A helpful case for employers, but one that should be treated with caution, deals with the issue of whether a dismissal which is purportedly for misconduct can be found to be fair even if the tribunal holds it is for capability and conduct (both potentially fair reasons for dismissal under section 98(2) Employment Rights Act 1996).
It is a common problem for employers whether, faced with an employee’s incompetence or negligence, they should opt for a capability or conduct procedure and/or dismissal. Often, the behaviour in question overlaps both conduct and behaviour. The soundest advice is to cover both bases although, of course, in the case of a capability dismissal it is expected that a different kind of procedure with different expectations and support will be followed. An early EAT decision in Hotson v Wisbech Conservative Club made clear that an employer is not tied to the label he happens to put on particular facts, nor is he prevented from running the two as alternatives. However, it is clearly wise to ensure that both capability and conduct are considered at an early stage to ensure that no argument can be progressed that prejudice has been caused to an employee.

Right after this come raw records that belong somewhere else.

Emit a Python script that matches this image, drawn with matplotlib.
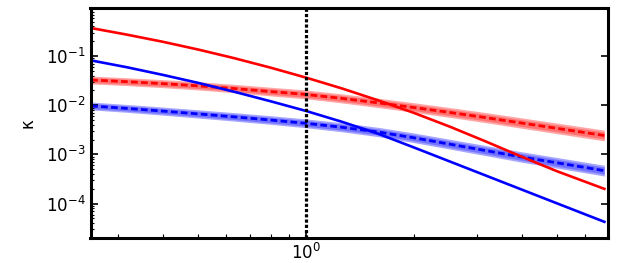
import numpy as np
import matplotlib
matplotlib.use("Agg")
import matplotlib.pyplot as plt

# x positions (data)
x = [0.252, 0.316, 0.398, 0.501, 0.631, 0.794, 1.0, 1.259, 1.585, 1.995,
     2.512, 3.162, 3.981, 5.012, 6.79]
# log10 of kappa values
red_solid_log = [-0.43, -0.562, -0.707, -0.867, -1.042, -1.232, -1.437, -1.657,
                 -1.897, -2.152, -2.432, -2.732, -3.042, -3.342, -3.70]
blue_solid_log = [-1.088, -1.225, -1.380, -1.545, -1.725, -1.915, -2.115, -2.335,
                  -2.575, -2.855, -3.14, -3.425, -3.71, -3.995, -4.37]
red_dash_log = [-1.486, -1.52, -1.56, -1.605, -1.66, -1.72, -1.78, -1.86,
                -1.95, -2.045, -2.145, -2.25, -2.36, -2.47, -2.615]
blue_dash_log = [-2.014, -2.063, -2.118, -2.176, -2.236, -2.299, -2.367, -2.447,
                 -2.542, -2.66, -2.79, -2.92, -3.05, -3.17, -3.33]
band_halfwidth_log = [0.08, 0.08, 0.082, 0.084, 0.086, 0.088, 0.09, 0.092,
                      0.095, 0.098, 0.10, 0.103, 0.106, 0.108, 0.11]

x = np.array(x)
hw = np.array(band_halfwidth_log)

fig = plt.figure(figsize=(6.4, 2.63), dpi=100)
ax = fig.add_axes([90.5/640, 1 - 238/263, (608-90.5)/640, (238-8)/263])

for mid, col in [(red_dash_log, 'red'), (blue_dash_log, 'blue')]:
    mid = np.array(mid)
    ax.fill_between(x, 10 ** (mid - hw), 10 ** (mid + hw), color=col, alpha=0.35, lw=0)
    ax.fill_between(x, 10 ** (mid - 0.65 * hw), 10 ** (mid + 0.65 * hw), color=col, alpha=0.3, lw=0)
    ax.plot(x, 10 ** mid, color=col, lw=2.0, ls=(0, (2.4, 1.2)))

for vals, col in [(red_solid_log, 'red'), (blue_solid_log, 'blue')]:
    ax.plot(x, 10 ** np.array(vals), color=col, lw=1.9)

ax.axvline(1.0, color='black', ls=(0, (1, 0.65)), lw=2.3)

ax.set_xscale('log')
ax.set_yscale('log')
ax.set_xlim(0.251, 6.95)
ax.set_ylim(2.0e-5, 0.95)
ax.set_ylabel('κ', fontsize=12, labelpad=7)

for s in ax.spines.values():
    s.set_linewidth(2.2)
ax.tick_params(axis='both', which='both', direction='in', labelsize=12)
ax.tick_params(axis='y', which='major', left=True, right=True, length=5, width=1.2)
ax.tick_params(axis='y', which='minor', left=True, right=False, length=2.5, width=0.8)
ax.tick_params(axis='x', which='major', bottom=True, top=False, length=5, width=1.2)
ax.tick_params(axis='x', which='minor', bottom=True, top=False, length=3, width=0.8)
ax.xaxis.set_minor_formatter(matplotlib.ticker.NullFormatter())

fig.savefig('out.png', dpi=100)
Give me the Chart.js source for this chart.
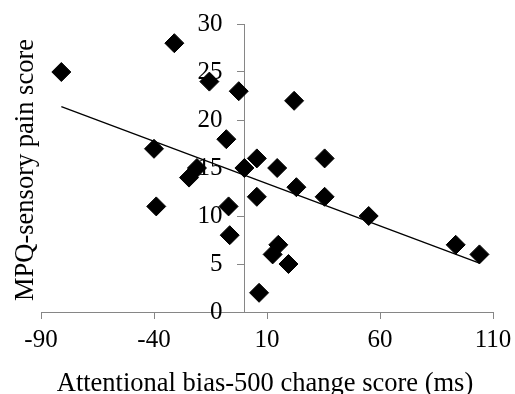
<!DOCTYPE html>
<html>
<head>
<meta charset="utf-8">
<script src="https://cdn.jsdelivr.net/npm/chart.js@4/dist/chart.umd.min.js"></script>
<style>
  html, body { margin: 0; padding: 0; background: #fff; }
  #wrap { width: 515px; height: 394px; }
</style>
</head>
<body>
<div id="wrap"><canvas id="c" width="515" height="394"></canvas></div>
<script>
// Attentional bias change (ms) vs. MPQ sensory pain score, one diamond per participant
const biasChange = [-81, -31, -15.5, -2.5, -40, -8, 22, 5.5, 0, 14.5, 35.5, 23, 35.5, 5.5,
                    -7, 55, -6.5, 15, 12.5, 19.5, 6.5, 93.5, 104, -39, -24.5, -21];
const painScore  = [25, 28, 24, 23, 17, 18, 22, 16, 15, 15, 16, 13, 12, 12,
                    11, 10, 8, 7, 6, 5, 2, 7, 6, 11, 14, 15];

// Linear trend line end points
const trendX = [-81, 104];
const trendY = [21.4, 5.1];

const xTicks = [-90, -40, 10, 60, 110];
const yTicks = [0, 5, 10, 15, 20, 25, 30];

const xTitle = 'Attentional bias-500 change score (ms)';
const yTitle = 'MPQ-sensory pain score';

const FONT = "'Times New Roman', 'Liberation Serif', serif";
const AXIS = '#868686';
const Y_LABEL_GAP = 22;   // space between the y tick labels and the crossing axis

const points = biasChange.map((x, i) => ({ x, y: painScore[i] }));
const trend = trendX.map((x, i) => ({ x, y: trendY[i] }));

// The y axis crosses at x = 0; move its labels clear of the tick marks
const yLabelShift = {
  id: 'yLabelShift',
  beforeDraw(chart) {
    const s = chart.scales.y;
    const items = s.getLabelItems(chart.chartArea);
    if (!items._shifted) {
      items.forEach(it => { it.options.translation[0] -= Y_LABEL_GAP; });
      items._shifted = true;
    }
  }
};

const axisTitles = {
  id: 'axisTitles',
  afterDraw(chart) {
    const ctx = chart.ctx;
    ctx.save();
    ctx.fillStyle = '#000';
    ctx.textAlign = 'center';
    ctx.textBaseline = 'alphabetic';
    ctx.font = '26.5px ' + FONT;
    ctx.fillText(xTitle, 265, 391);
    ctx.translate(33, 170);
    ctx.rotate(-Math.PI / 2);
    ctx.fillText(yTitle, 0, 0);
    ctx.restore();
  }
};

new Chart(document.getElementById('c'), {
  type: 'scatter',
  data: {
    datasets: [
      {
        data: points,
        pointStyle: 'rectRot',
        pointRadius: 9.5,
        pointHoverRadius: 9.5,
        backgroundColor: '#000',
        borderColor: '#000',
        borderWidth: 1,
        order: 1
      },
      {
        type: 'line',
        data: trend,
        borderColor: '#000',
        borderWidth: 1.3,
        pointRadius: 0,
        fill: false,
        order: 2
      }
    ]
  },
  options: {
    responsive: false,
    animation: false,
    events: [],
    layout: { padding: { left: 41, right: 22, top: 24, bottom: 0 } },
    plugins: { legend: { display: false }, tooltip: { enabled: false } },
    scales: {
      x: {
        type: 'linear',
        position: 'bottom',
        min: -90, max: 110,
        afterBuildTicks: (s) => { s.ticks = xTicks.map(v => ({ value: v })); },
        afterFit: (s) => { s.height = 82; s.paddingLeft = 0; s.paddingRight = 0; },
        grid: { drawOnChartArea: false, drawTicks: true, tickLength: 7, color: AXIS },
        border: { color: AXIS, width: 1 },
        ticks: { color: '#000', padding: 6, font: { family: FONT, size: 25 } }
      },
      y: {
        type: 'linear',
        position: { x: 0 },
        min: 0, max: 30,
        afterBuildTicks: (s) => { s.ticks = yTicks.map(v => ({ value: v })); },
        afterFit: (s) => { s.paddingTop = 0; s.paddingBottom = 0; },
        grid: { drawOnChartArea: false, drawTicks: true, tickLength: 7, color: AXIS },
        border: { color: AXIS, width: 1 },
        ticks: { color: '#000', padding: 0, font: { family: FONT, size: 25 } }
      }
    }
  },
  plugins: [yLabelShift, axisTitles]
});
</script>
</body>
</html>
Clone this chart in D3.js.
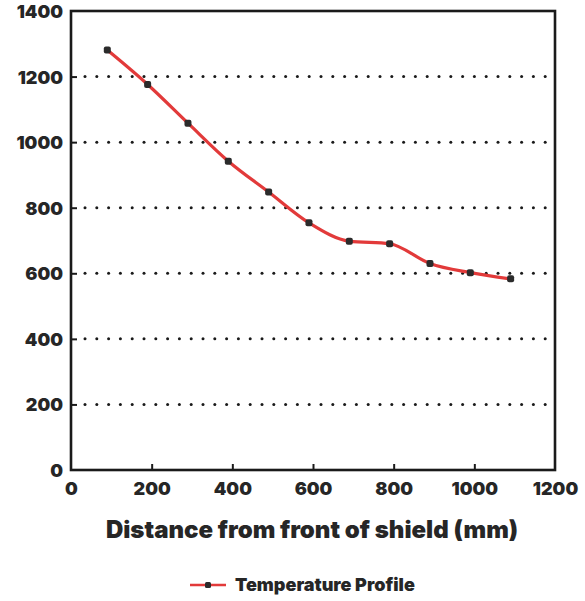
<!DOCTYPE html>
<html>
<head>
<script src="https://cdn.jsdelivr.net/npm/d3@7"></script>
<style>
  body { margin: 0; background: #fff; }
  text { font-family: Inter, "DejaVu Sans", sans-serif; font-weight: 900; fill: #262626; }
</style>
</head>
<body>
<svg id="chart" width="585" height="601"></svg>
<script>
// data
var distance = [90, 190, 290, 390, 490, 590, 690, 790, 890, 990, 1090];
var temperature = [1281, 1176, 1058, 942, 848, 754, 698, 690, 630, 602, 583];
var xTicks = [0, 200, 400, 600, 800, 1000, 1200];
var yTicks = [0, 200, 400, 600, 800, 1000, 1200, 1400];
var xTitle = "Distance from front of shield (mm)";
var seriesName = "Temperature Profile";

var svg = d3.select("#chart");
var mLeft = 71, mRight = 555, mTop = 11, mBottom = 470;

var x = d3.scaleLinear().domain([0, 1200]).range([mLeft, mRight]);
var y = d3.scaleLinear().domain([0, 1400]).range([mBottom, mTop]);

// dotted gridlines
var grid = svg.append("g");
yTicks.filter(function(d) { return d > 0 && d < 1400; }).forEach(function(t) {
  grid.selectAll(null)
    .data(d3.range(mLeft + 14, mRight - 2, 11.8))
    .enter().append("circle")
    .attr("cx", function(d) { return d; })
    .attr("cy", y(t))
    .attr("r", 1.5)
    .attr("fill", "#1a1a1a");
});

// axes
var xAxis = svg.append("g")
  .attr("transform", "translate(0," + mBottom + ")")
  .call(d3.axisBottom(x).tickValues(xTicks).tickFormat(d3.format("d")).tickSize(-6).tickPadding(12));
var yAxis = svg.append("g")
  .attr("transform", "translate(" + mLeft + ",0)")
  .call(d3.axisLeft(y).tickValues(yTicks).tickFormat(d3.format("d")).tickSize(-6).tickPadding(8));

[xAxis, yAxis].forEach(function(a) {
  a.select(".domain").remove();
  a.selectAll(".tick line").attr("stroke", "#1a1a1a").attr("stroke-width", 2);
  a.selectAll(".tick text").style("font-size", "18px").style("font-family", null);
});
xAxis.selectAll(".tick line").filter(function(d) { return d === 0 || d === 1200; }).remove();
yAxis.selectAll(".tick line").filter(function(d) { return d === 0 || d === 1400; }).remove();
yAxis.selectAll(".tick text").attr("dy", "0.36em");

// frame
svg.append("rect")
  .attr("x", mLeft).attr("y", mTop)
  .attr("width", mRight - mLeft).attr("height", mBottom - mTop)
  .attr("fill", "none").attr("stroke", "#1a1a1a").attr("stroke-width", 2.6);

// series
var pts = distance.map(function(d, i) { return [d, temperature[i]]; });
var line = d3.line()
  .x(function(d) { return x(d[0]); })
  .y(function(d) { return y(d[1]); })
  .curve(d3.curveMonotoneX);

svg.append("path")
  .datum(pts)
  .attr("d", line)
  .attr("fill", "none")
  .attr("stroke", "#e23a3a")
  .attr("stroke-width", 3.2);

svg.selectAll(".pt")
  .data(pts)
  .enter().append("rect")
  .attr("class", "pt")
  .attr("x", function(d) { return x(d[0]) - 3.5; })
  .attr("y", function(d) { return y(d[1]) - 3.5; })
  .attr("width", 7).attr("height", 7).attr("rx", 2)
  .attr("fill", "#2b2b2b");

// axis title
svg.append("text")
  .attr("x", 312).attr("y", 538)
  .attr("text-anchor", "middle")
  .style("font-size", "24px")
  .text(xTitle);

// legend
var lg = svg.append("g").attr("transform", "translate(190,585)");
lg.append("line").attr("x1", 0).attr("x2", 36).attr("y1", 0).attr("y2", 0)
  .attr("stroke", "#e23a3a").attr("stroke-width", 2.5);
lg.append("rect").attr("x", 15).attr("y", -3).attr("width", 6).attr("height", 6).attr("rx", 1.5)
  .attr("fill", "#2b2b2b");
lg.append("text").attr("x", 45).attr("y", 6)
  .style("font-size", "18px")
  .text(seriesName);
</script>
</body>
</html>
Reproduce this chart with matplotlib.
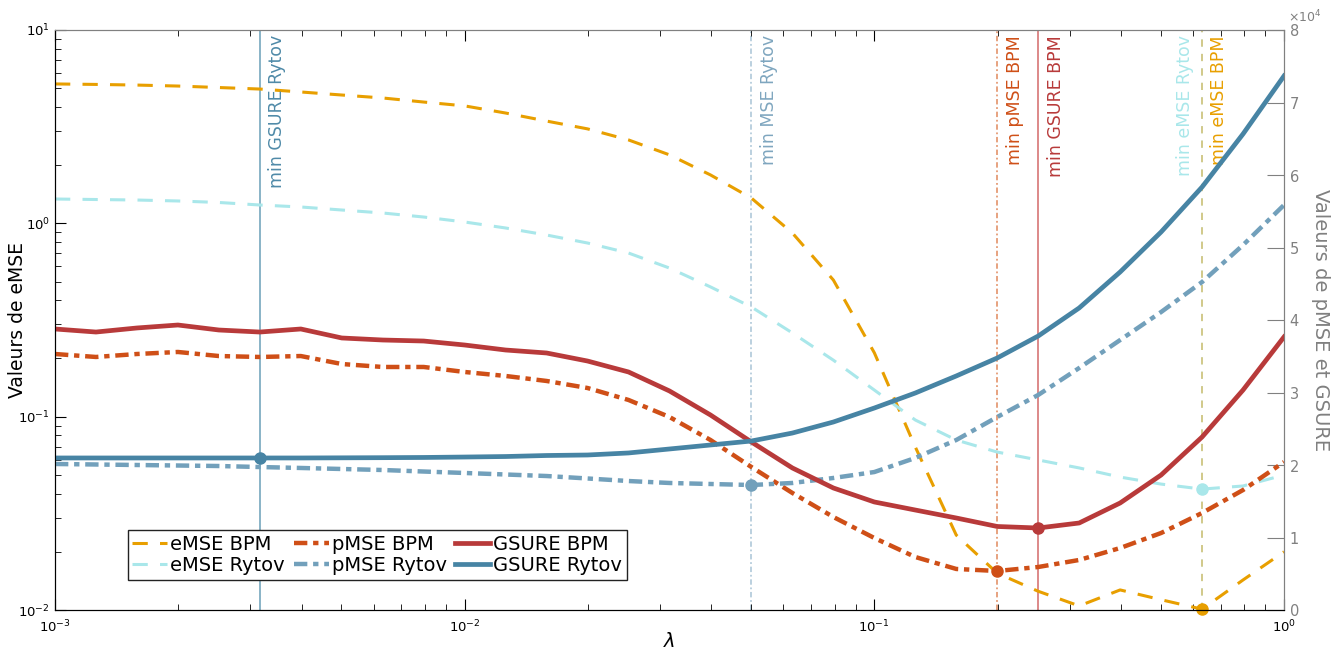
import matplotlib
matplotlib.use('Agg')
import matplotlib.pyplot as plt
from matplotlib.ticker import ScalarFormatter, LogLocator
import numpy as np

# grille de lambda (31 valeurs, 10 par decade)
lam = np.logspace(-3, 0, 31)

# erreurs sur l'axe gauche (log)
emse_bpm = [5.26, 5.23, 5.19, 5.13, 5.04, 4.95, 4.78, 4.61, 4.45, 4.24, 4.05,
            3.72, 3.38, 3.08, 2.70, 2.26, 1.78, 1.35, 0.891, 0.509, 0.214,
            0.0697, 0.0244, 0.0155, 0.0125, 0.0105, 0.0127, 0.0113, 0.0101, 0.0143, 0.0200]
emse_rytov = [1.336, 1.328, 1.320, 1.305, 1.282, 1.244, 1.215, 1.172, 1.131, 1.078, 1.016,
              0.946, 0.870, 0.791, 0.702, 0.587, 0.469, 0.369, 0.271, 0.196, 0.1373,
              0.0961, 0.0757, 0.0656, 0.0597, 0.0543, 0.0487, 0.0448, 0.0422, 0.0438, 0.0499]

# axe droit (x 1e4)
pmse_bpm = [3.531, 3.490, 3.531, 3.559, 3.503, 3.490, 3.503, 3.393, 3.352, 3.352, 3.283,
            3.228, 3.159, 3.062, 2.897, 2.662, 2.345, 1.972, 1.614, 1.283, 0.993,
            0.731, 0.566, 0.538, 0.593, 0.690, 0.855, 1.062, 1.338, 1.655, 2.041]
pmse_rytov = [2.014, 2.007, 2.000, 1.993, 1.986, 1.972, 1.959, 1.945, 1.931, 1.910, 1.890,
              1.869, 1.848, 1.814, 1.779, 1.752, 1.738, 1.724, 1.752, 1.821, 1.903,
              2.097, 2.345, 2.662, 2.966, 3.338, 3.724, 4.110, 4.524, 5.034, 5.586]
gsure_bpm = [3.876, 3.834, 3.890, 3.931, 3.862, 3.834, 3.876, 3.752, 3.724, 3.710, 3.655,
             3.586, 3.545, 3.434, 3.283, 3.021, 2.690, 2.317, 1.959, 1.683, 1.490,
             1.379, 1.269, 1.152, 1.131, 1.200, 1.476, 1.862, 2.386, 3.034, 3.766]
gsure_rytov = [2.097, 2.097, 2.097, 2.097, 2.097, 2.097, 2.097, 2.099, 2.101, 2.104, 2.110,
               2.117, 2.131, 2.138, 2.166, 2.221, 2.276, 2.331, 2.441, 2.593, 2.786,
               2.993, 3.228, 3.476, 3.779, 4.166, 4.662, 5.214, 5.834, 6.566, 7.366]

scale = 1e4
pmse_bpm = np.array(pmse_bpm) * scale
pmse_rytov = np.array(pmse_rytov) * scale
gsure_bpm = np.array(gsure_bpm) * scale
gsure_rytov = np.array(gsure_rytov) * scale

c_ebpm = '#e89f00'
c_eryt = '#a9e7ea'
c_pbpm = '#cf4f17'
c_pryt = '#72a0bb'
c_gbpm = '#b83a3a'
c_gryt = '#4784a4'
grey = '#808080'

fig = plt.figure(figsize=(13.42, 6.52), dpi=100)
ax = fig.add_axes([55/1342, 42/652, 1229/1342, 580/652])
ax2 = ax.twinx()

ax.set_xscale('log')
ax.set_yscale('log')
ax.set_xlim(1e-3, 1)
ax.set_ylim(1e-2, 1e1)
ax2.set_ylim(0, 8e4)

l1, = ax.plot(lam, emse_bpm, color=c_ebpm, lw=2.2, dashes=(5, 4), label='eMSE BPM')
l2, = ax.plot(lam, emse_rytov, color=c_eryt, lw=2.2, dashes=(5, 4), label='eMSE Rytov')
l3, = ax2.plot(lam, pmse_bpm, color=c_pbpm, lw=3.2, dashes=(3, 1.3, 1.2, 1.3), label='pMSE BPM')
l4, = ax2.plot(lam, pmse_rytov, color=c_pryt, lw=3.2, dashes=(3, 1.3, 1.2, 1.3), label='pMSE Rytov')
l5, = ax2.plot(lam, gsure_bpm, color=c_gbpm, lw=3.4, label='GSURE BPM')
l6, = ax2.plot(lam, gsure_rytov, color=c_gryt, lw=3.4, label='GSURE Rytov')

# minima
i_ebpm = int(np.argmin(emse_bpm))
i_eryt = int(np.argmin(emse_rytov))
i_pbpm = int(np.argmin(pmse_bpm))
i_pryt = int(np.argmin(pmse_rytov))
i_gbpm = int(np.argmin(gsure_bpm))
i_gryt = 5  # plateau, minimum retenu a 10^-2.5

ax.plot(lam[i_ebpm], emse_bpm[i_ebpm], 'o', color=c_ebpm, ms=8, clip_on=False)
ax.plot(lam[i_eryt], emse_rytov[i_eryt], 'o', color=c_eryt, ms=8)
ax2.plot(lam[i_pbpm], pmse_bpm[i_pbpm], 'o', color=c_pbpm, ms=8)
ax2.plot(lam[i_pryt], pmse_rytov[i_pryt], 'o', color=c_pryt, ms=8)
ax2.plot(lam[i_gbpm], gsure_bpm[i_gbpm], 'o', color=c_gbpm, ms=8)
ax2.plot(lam[i_gryt], gsure_rytov[i_gryt], 'o', color=c_gryt, ms=8)

# lignes verticales + etiquettes
vlines = [
    (lam[i_gryt], '#6a9fb8', '-', 'min GSURE Rytov', '#4f8aa8', 'left'),
    (lam[i_pryt], '#a9c4d6', (0, (3, 1.5, 1, 1.5)), 'min MSE Rytov', '#7fa6bf', 'left'),
    (lam[i_pbpm], '#e08a5e', (0, (3, 1.5, 1, 1.5)), 'min pMSE BPM', c_pbpm, 'left'),
    (lam[i_gbpm], '#d46a6a', '-', 'min GSURE BPM', c_gbpm, 'left'),
    (lam[i_eryt], '#a9e7ea', (0, (4, 4)), 'min eMSE Rytov', c_eryt, 'right'),
    (lam[i_ebpm], '#d9c070', (0, (4, 4)), 'min eMSE BPM', c_ebpm, 'left'),
]
for xv, lc, ls, txt, tc, side in vlines:
    ax.axvline(xv, color=lc, lw=1.3, ls=ls, alpha=0.85, zorder=1)
    dx = 6 if side == 'left' else -6
    ax.annotate(txt, xy=(xv, 0.991), xycoords=('data', 'axes fraction'),
                xytext=(dx, 0), textcoords='offset points', rotation=90,
                ha=side, va='top', color=tc, fontsize=12.5)

# axes style
ax.tick_params(axis='both', which='both', direction='in', top=True, labelsize=9.5)
ax.tick_params(axis='both', which='major', length=8)
ax.tick_params(axis='both', which='minor', length=4.5)
ax.tick_params(axis='x', which='major', pad=6)
ax.yaxis.set_minor_locator(LogLocator(base=10, subs=np.arange(2, 10)))
ax.xaxis.set_minor_locator(LogLocator(base=10, subs=np.arange(2, 10)))
ax.spines['top'].set_color(grey)
ax.spines['right'].set_color(grey)
ax2.spines['right'].set_color(grey)
ax2.spines['top'].set_color(grey)

fmt = ScalarFormatter(useMathText=True)
fmt.set_powerlimits((0, 0))
ax2.yaxis.set_major_formatter(fmt)
ax2.set_yticks(np.arange(0, 9) * 1e4)
ax2.tick_params(axis='y', direction='in', length=12, colors=grey, labelsize=10.5)
ax2.yaxis.get_offset_text().set_visible(False)
ax2.text(1.003, 1.008, r'$\times10^{4}$', transform=ax2.transAxes,
         ha='left', va='bottom', color=grey, fontsize=9)

ax.set_ylabel('Valeurs de eMSE', fontsize=13.5)
ax.yaxis.set_label_coords(-0.023, 0.5)
ax2.set_ylabel('Valeurs de pMSE et GSURE', fontsize=14, color=grey,
               rotation=270, labelpad=22)
ax.set_xlabel(r'$\lambda$', fontsize=14)
ax.xaxis.set_label_coords(0.5, -0.038)

handles = [l1, l2, l3, l4, l5, l6]
leg = ax2.legend(handles=handles, ncol=3, loc='lower left', bbox_to_anchor=(0.059, 0.052),
                 fontsize=14, frameon=True, fancybox=False, framealpha=1,
                 edgecolor='#222222', handlelength=1.8, handletextpad=0.15,
                 columnspacing=0.45, borderpad=0.25, labelspacing=0.1, borderaxespad=0)
leg.get_frame().set_linewidth(1.0)

fig.savefig('out.png', dpi=100)
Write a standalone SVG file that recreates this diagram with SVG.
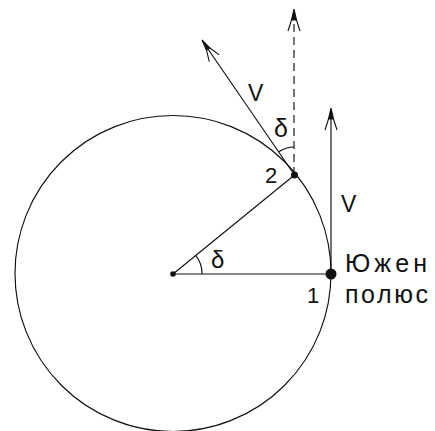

In Screene v Seatwave Ltd, Seatwave was the victim of a large scale fraud and Mr Screene was the unfortunate financial controller who failed to detect the fraudulent transactions. Mr Screene was called to a disciplinary hearing to consider three allegations, the central one being that he "failed to identify or address large amounts of cash leaving the German bank account totalling to roughly 1.7m euros within several weeks". The next day Seatwave wrote to Mr Screene "to confirm the decision to summarily dismiss you on the grounds of Gross Misconduct". The letter continued: "you have been negligent in the completion of your duties as follows…an absolute failure to complete non UK bank reconciliations leading to significant financial losses for the company". It concluded: "your serious negligence in the performance of your duties…clearly justifies Summary Dismissal".
Mr Screene brought unfair dismissal proceedings. In its ET3 Seatwave contended that Mr Screene "was dismissed fairly in accordance with section 92(a) Employment Rights Act 1996 on the grounds of capability". The tribunal found that there had been a fair dismissal and that "the dismissal was due to both capability and conduct". Mr Screene appealed, contending that given that Seatwave had asserted that the reason for dismissal was "capability", the tribunal should not have found the dismissal to be fair on the basis of misconduct. In effect, the tribunal was substituting its own reason.
The EAT, relying on Hotson and also Sutton & Gates (Luton) Ltd v Boxall, found that the decision to dismiss, whether it was for conduct or capability, was grounded on the same set of facts, namely failure by Mr Screene to monitor the German bank account, with the result that a substantial fraud went undetected. There had been some shifting in the label but Seatwave had made clear, in its dismissal letter to Mr Screene, that it was relying on his misconduct. He had suffered no prejudice. Indeed, the tribunal had said: "[Mr Screene] did know clearly of the case against him in respect of the main allegation and the possible consequences and accepted this in evidence".
Of course, this case turns on its facts and the employer did make clear in its letter calling Mr Screene to a hearing, and in its dismissal letter, the precise charge against him. It would have been hard for him to argue that he had been prejudiced by being constrained to answer the wrong charge. Other cases may not be quite so clear cut, however, and it remains good advice to ensure that both capability and conduct are covered where the behaviour in question straddles the two.